WEAKNESS: Inconsistency. When everything clicks, Wales are capable of mixing it with the very best. But too often in the autumn, they would follow excellence with errors. While three wins out of four were posted - Wales' best set of autumn results since 2002 - that statistic could not disguise frustratingly-mixed performances.
STAR MAN: Justin Tipuric. The Ospreys openside flanker has won more than 40 caps, but been a regular understudy in the number seven shirt to long-time Wales skipper Sam Warburton. So good was Tipuric in November, though, that few people would suggest he does not deserve to keep his place.
SIX NATIONS PROSPECTS: Wales face three away games out of five, starting against Italy. Tournament heavyweights England and Ireland are both on the bill in Cardiff, and Wales have got it all to do in terms of making a mark on this season's tournament.

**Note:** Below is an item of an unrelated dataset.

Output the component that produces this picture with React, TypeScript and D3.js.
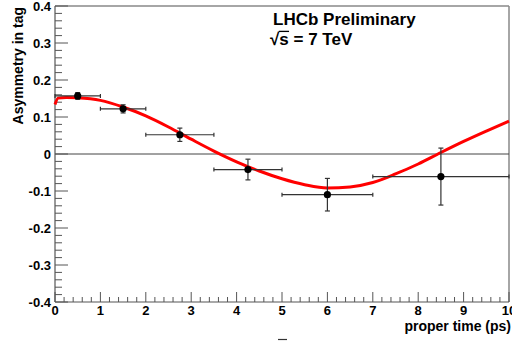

Autumn form: lost to Australia 23-22, beat Argentina 19-16, beat Georgia 43-16.
Points scored: 84.
Tries scored: 10.
STRENGTH: The squad's strength in depth. Emergence of youngsters like Zander Fagerson, Allan Dell, Hamish Watson, Magnus Bradbury and Huw Jones means head coach Vern Cotter has more options than at any time during his stint in charge of the Scots, which augers well going into the 2017 Six Nations campaign.
WEAKNESS: Composure. Not for the first time, the Scots managed to snatch defeat from the jaws of victory when they took on Australia last month. Although they showed better game-management as they claimed a late win against Argentina a week later, questions remain over the Dark Blues' ability to cope with pressure situations against the world's top nations.
STAR MAN: Stuart Hogg. Has not been quite so prolific of late, but the Glasgow full-back demonstrated his class with a brace of tries in the demolition job on Georgia last time out. Expect a big Six Nations as he targets a British and Irish Lions slot next summer.
SIX NATIONS PROSPECTS: Cotter's farewell campaign before the coaching reins are handed to Gregor Townsend could be shaped by Scotland's opening two games - Ireland at home and France in Paris. If they get off to a flying start, then the Scots might feature prominently as tournament dark horses.